More than a few times in any given day, and myriad times over a lifetime, we find ourselves drawn into concerns that are beyond our control. Succumbing to anxiety is the lot of the human life. But the situation is not hopeless.
Even the experience of feeling crushed
can bring the gift of perspective.
Nobody wants to be crushed with grief,
but suffering sorts some anxieties from others.
The chief blessing I experienced in the tyranny of languishing, lasting grief twenty years ago was the entrapment of gratitude that I had for the things that could never be taken away from me.
Over these for which I had command there was real freedom. The list seemed endless when I dug deeper down.
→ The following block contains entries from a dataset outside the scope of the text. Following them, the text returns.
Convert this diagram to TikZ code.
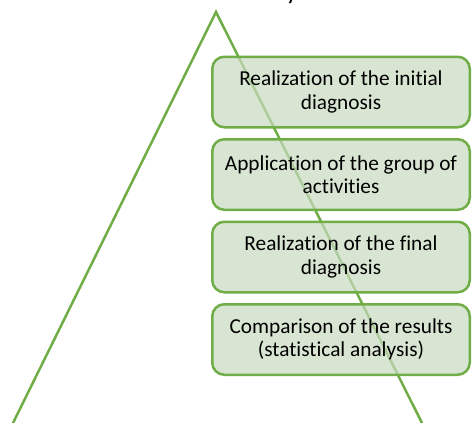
\documentclass[tikz,border=0pt]{standalone}
\usepackage{fontspec}
\setmainfont{Carlito}[Ligatures=NoCommon]
\usetikzlibrary{positioning}
\definecolor{leafgreen}{HTML}{70AD47}
\definecolor{boxfill}{RGB}{201,218,192}

\begin{document}
\begin{tikzpicture}[x=1pt,y=-1pt,
	stage/.style={shape=rectangle,rounded corners=12pt,draw=leafgreen,line width=2.5pt,
		fill=boxfill,fill opacity=0.7,text opacity=1,align=center,
		minimum width=257.5pt,minimum height=70.5pt,inner sep=0pt,
		font=\fontsize{21.3}{23.5}\selectfont},
	side/.style={draw=leafgreen,line width=2.5pt}]
					\useasboundingbox (0,0) rectangle (472,423);
					% triangle behind the boxes
					\coordinate (top) at (216,12);
					\coordinate (leftfoot) at (13,423);
					\coordinate (rightfoot) at (422,423);
					\draw[side] (leftfoot) -- (top) -- (rightfoot);
					% cut title
					\node (title) [anchor=base,inner sep=0pt] at (292,-1) {\fontsize{26}{30}\selectfont y};

					\node (initial) [stage] at (341,92) {Realization of the initial\\diagnosis};
					\node (activities) [stage] [below=9.5pt of initial] {Application of the group of\\activities};
					\node (final) [stage] [below=9.5pt of activities] {Realization of the final\\diagnosis};
					\node (comparison) [stage] [below=9.5pt of final] {Comparison of the results\\(statistical analysis)};
				\end{tikzpicture}
\end{document}
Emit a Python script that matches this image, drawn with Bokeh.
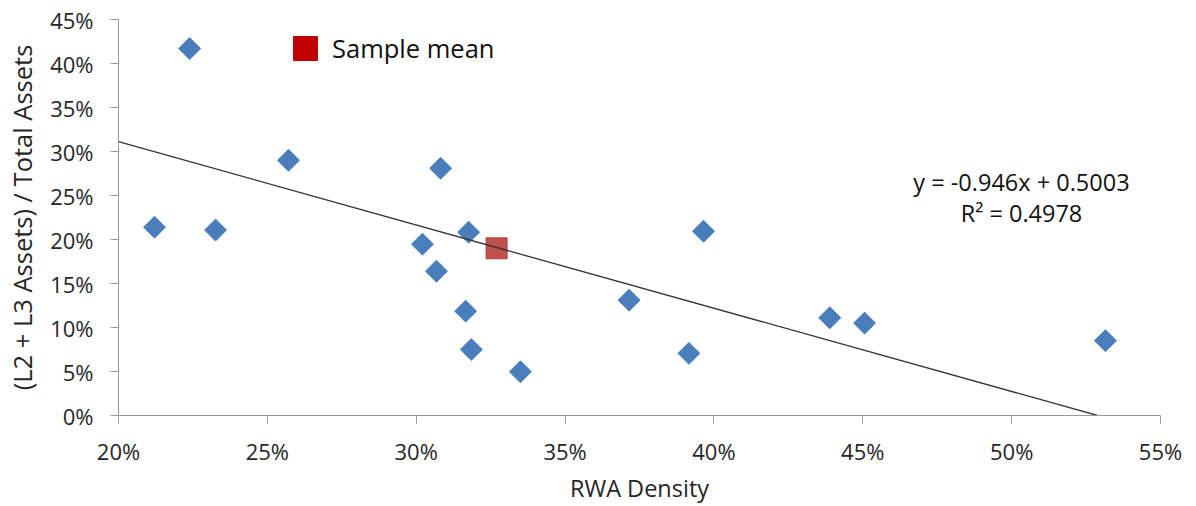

Spiritual blessings. I was alive. I had the love of my kids, my parents, new friends that came into my orbit. Fire breathed into my faith, for God had captivated my heart in the dread of loss. A newfound discovery, the love of service. The power in overcoming addiction to alcohol. None of these were little things.
The more I surrendered
the material things I could lay hold of,
the more spiritual blessings
flooded into my perception.
All of what I was experiencing — yes, the joy — came amid much sorrow and fear for the calamity that my life had become overnight. I had lost my wife, my home, free access to my children, all joy in a job that required me to travel but alas a career that demanded I be away from my kids. I had to let go of that life and centralise my efforts and focus. Then freedom rushed in.
Materially, I had lost incalculably. Every one of these single losses in and of themselves was enough to floor me. Even as they piled on top of one another, I was forced to look for higher ground.
That season felt like I had lost everything
that meant anything to me,
but of course there was much
that was only then beginning to come in.
That season I learned what I had control over — what I thought, said and did.
That’s it. That’s all.
Everything else I was forced to let go of, and in that season the gift of letting go was granted to me. (I’ve had many seasons since where letting go seemed the hardest thing to do.)
Ultimately, we let go for freedom, but letting go must be done in faith, for it never feels like the right thing to do.
But as we let go, we receive something intangible that we could never have otherwise.
Letting go redeems the reward that the
truer possessions cannot be taken from us.
The truer possessions cannot be taken from us
because they are not of this world.
Loss is the invitation to the spiritual.